Interestingly, Rei Kawakubo never trained in fashion design; she studied art and literature but later took up a job in a textiles factory and then became a freelance stylist. Two years later she began making clothes under the label Comme Des Garçons, which attracted a global cult following for her spirited belief in unadulterated and raw creativity and style.
Comme Des Garçons is famous for being “anti-fashion”, a label that rebels against mainstream fashion and challenges established ideas about beauty. Kawakubo says that she “never intended to start a revolution” – she wanted to show “what I thought was strong and beautiful. It just so happened that my notion was different from everybody else’s.” This is an idea we subscribe to at YURIYASA, where we are always challenging the norm and trying to create the most unique shapes and designs.
Kawakubo changed not just the way we think about fashion but also the way fashion and thought can coexist in culture and commerce, inspiring a new generation of fashion-designers-cum-thought-leaders. The extremely successful businesswoman launched her line at the age of just 27 and had more than 100 stores in Japan selling her distinctive avant garde looks within a mere decade. She brought Comme Des Garçons to Paris fashion week in 1981, which set the global fashion industry alight, in turn sparking an empire which today turns over $220 million a year. She credits her success to taking her work seriously – “When things are too easy, you don’t think, and you don’t make progress.
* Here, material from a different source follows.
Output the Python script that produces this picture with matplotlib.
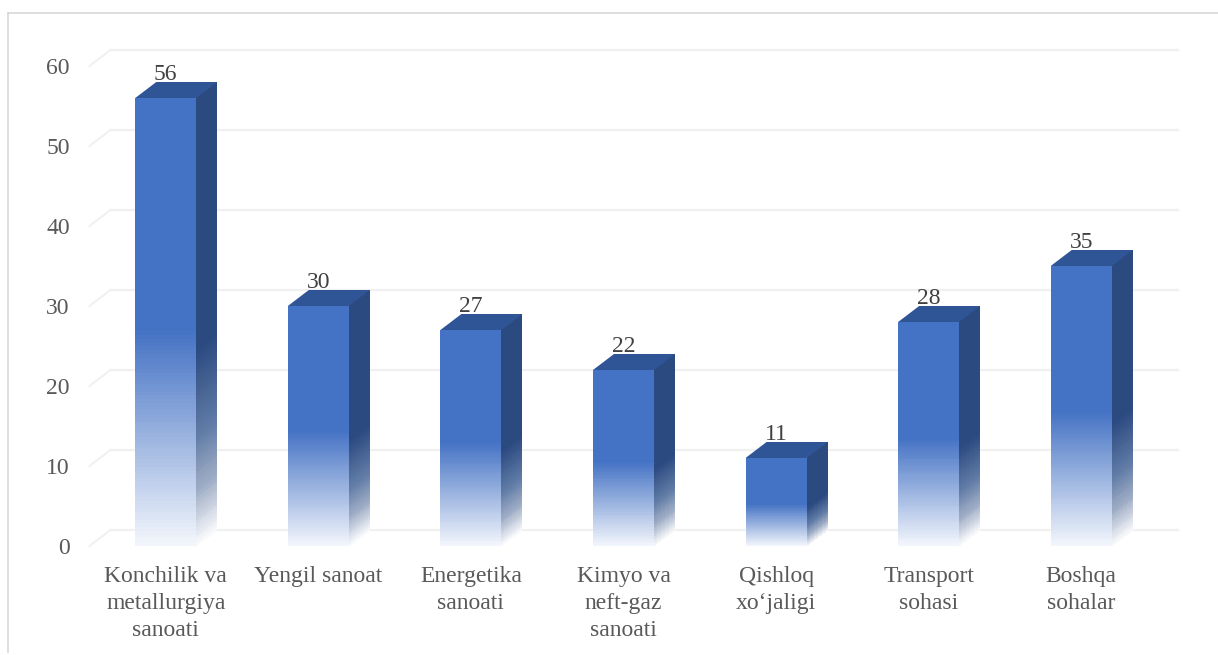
import numpy as np
import matplotlib
matplotlib.use('Agg')
import matplotlib.pyplot as plt
from matplotlib.colors import LinearSegmentedColormap
from matplotlib.lines import Line2D

categories = ['Konchilik va\nmetallurgiya\nsanoati', 'Yengil sanoat', 'Energetika\nsanoati',
              'Kimyo va\nneft-gaz\nsanoati', 'Qishloq\nxo‘jaligi', 'Transport\nsohasi', 'Boshqa\nsohalar']
values = [56, 30, 27, 22, 11, 28, 35]
y_ticks = [0, 10, 20, 30, 40, 50, 60]

W, H = 1218, 655
plt.rcParams['font.family'] = ['Liberation Serif', 'DejaVu Serif']

fig = plt.figure(figsize=(W / 100, H / 100), dpi=100)
# оси совпадают с передней плоскостью диаграммы
ax = fig.add_axes([89.5 / W, 1 - 546 / H, 1068 / W, 480 / H])
ax.set_xlim(-0.5, 6.5)
ax.set_ylim(0, 60)
ax.axis('off')

bar_w = 0.4
dx = 21 / 152.6   # глубина по x
dy = 2.0          # глубина по y

# сетка на задней стенке и косые штрихи слева
for t in y_ticks:
    ax.plot([-0.5 + dx, 6.5 + dx], [t + dy, t + dy], color='#F0F0F0', lw=1.6, clip_on=False, zorder=1)
    ax.plot([-0.5, -0.5 + dx], [t, t + dy], color='#F0F0F0', lw=1.3, clip_on=False, zorder=1)
    ax.text(-0.5 - 0.13, t - 0.05, str(t), ha='right', va='center_baseline', fontsize=17, color='#595959')


def fade(color):
    return LinearSegmentedColormap.from_list('fade', [(0, '#F3F6FC'), (0.48, color), (1, color)])


front_cmap = fade('#4472C4')
side_cmap = LinearSegmentedColormap.from_list(
    'side', [(0, '#FBFCFD'), (0.12, '#A0AEC6'), (0.25, '#5F7AA5'), (0.44, '#2B4A80'), (1, '#2B4A80')])
steps = np.linspace(0, 1, 120)
mid = (steps[:-1] + steps[1:]).reshape(1, -1) / 2

for i, (v, cat) in enumerate(zip(values, categories)):
    l, r = i - bar_w / 2, i + bar_w / 2
    ys = steps * v
    # передняя грань
    X, Y = np.meshgrid([l, r], ys)
    ax.pcolormesh(X, Y, mid.T, cmap=front_cmap, vmin=0, vmax=1, zorder=3, linewidth=0, rasterized=True)
    # боковая грань
    Xs = np.column_stack([np.full_like(ys, r), np.full_like(ys, r + dx)])
    Ys = np.column_stack([ys, ys + dy])
    ax.pcolormesh(Xs, Ys, mid.T, cmap=side_cmap, vmin=0, vmax=1, zorder=3, linewidth=0, clip_on=False)
    # верхняя грань
    ax.fill([l, r, r + dx, l + dx], [v, v, v + dy, v + dy], color='#2F5597', lw=0, zorder=3, clip_on=False)
    ax.text(i, v + 1.65, str(v), ha='center', va='bottom', fontsize=17, color='#404040', zorder=4,
            linespacing=1, clip_on=False)
    ax.text(i, -2.55, cat, ha='center', va='top', fontsize=17, color='#595959', linespacing=1.36)

# рамка, обрезанная снизу и справа
frame = '#D4D4D4'
fig.add_artist(Line2D([8 / W, 8 / W], [1 - 13 / H, 1 - 652 / H], color=frame, lw=1.1))
fig.add_artist(Line2D([8 / W, 1], [1 - 13 / H, 1 - 13 / H], color=frame, lw=1.1))

fig.savefig('out.png', dpi=100, facecolor='white')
Not just in fashion. In everything,” she says. “The only way to hope to make something new is not to be satisfied.”
Billie Jean King
Billie Jean King (Moffitt before she married Larry King) loved sports even from a tender age, and from the moment she put racquet to ball, she knew what she wanted to do with her life. “I am going to be No. 1 in the world,” the young tennis player told her mother back then, and at the age of 23, King achieved the goal she set for herself when she was ranked #1 in the world in women’s tennis, a ranking she held for five additional years. Throughout her tennis career, King won a record 39 Grand Slam titles, but her tennis championship titles are only half her story.
Off the court, Billie Jean King was a huge activist for gender equality. She became the first president of the Woman’s Tennis Association and lobbied for equal prize money for men and women to level the playing field, even threatening not to play the next year if the prize money were not equal. Her threats were clearly taken seriously – that same year, in 1973, the US Open became the first major tournament to offer equal prize money for men and women.
That year, King also defeated Bobby Riggs in an exhibition match – a match which had half the world tuning in thanks to Riggs claiming that the women’s game was so inferior to the men’s that even a 55-year-old like himself could beat the top female players. King said, “I thought it would set us back 50 years if I didn’t win that match. It would ruin the women’s tennis tour and affect all women’s self-esteem.”